In evaluation mode, the key question isn’t “Do we need more dashboards?” It’s: what minimum set of machine-state signals must be captured so utilization is measured (not estimated) and can be compared shift-to-shift without arguments.

TL;DR — Production Data Collection

• ERP runtimes and end-of-shift notes don’t time-account idle gaps and short stops that drain capacity.

• Minimum viable data = timestamped run/idle/stop events per machine, plus basic context (shift; optional job/program).

• Reason capture should trigger only on stop (and optionally long idle) to keep adoption realistic.

• Define utilization explicitly: run time divided by scheduled time, with consistent planned-downtime rules.

• Shift comparisons require the same definitions and the same time buckets—otherwise “better shift” debates never end.

• Event timelines let you see leakage patterns like between-cycle idle, setup creep, and unattended downtime.

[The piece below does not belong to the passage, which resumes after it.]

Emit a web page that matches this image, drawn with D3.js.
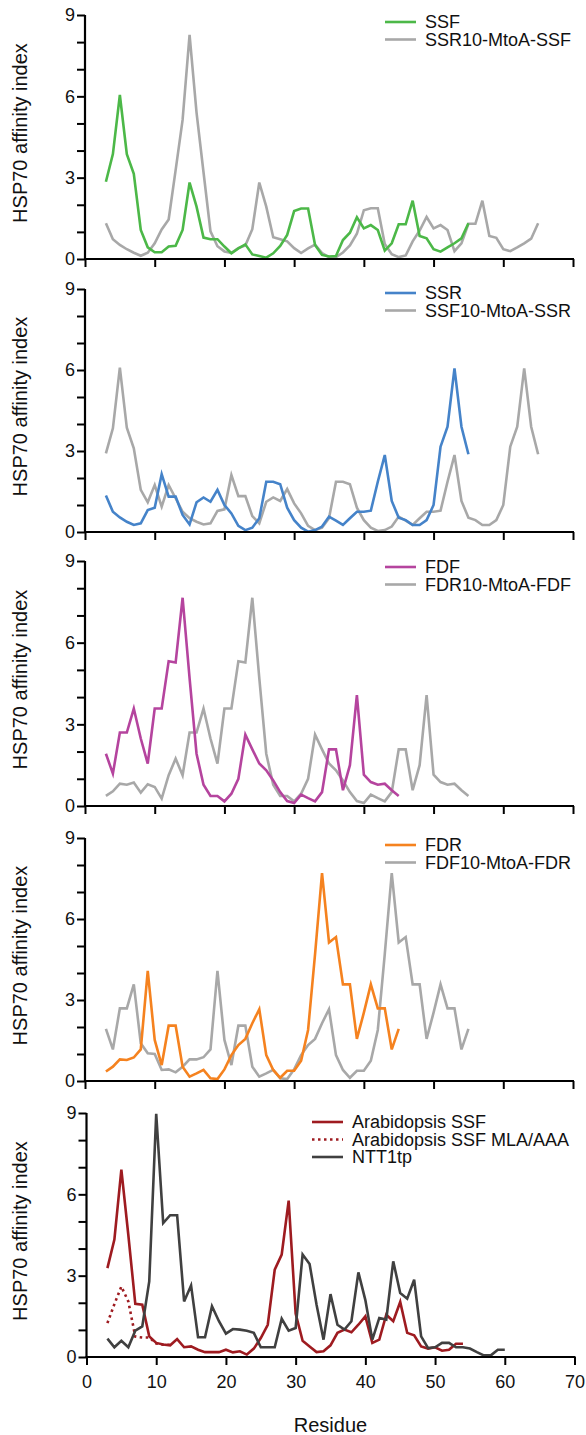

• Evaluation filter: can you audit a machine’s event history, or do you only get daily totals?

Key takeaway Production data collection works when it captures machine-state events at the moment they happen and applies consistent time accounting across shifts. That closes the gap between ERP transactions and actual machine behavior, exposes where time disappears (idle gaps, micro-stops, handoff delays), and turns utilization into a capacity recovery tool instead of a debated estimate.

Why production data collection breaks down in CNC job shops (and why shifts disagree)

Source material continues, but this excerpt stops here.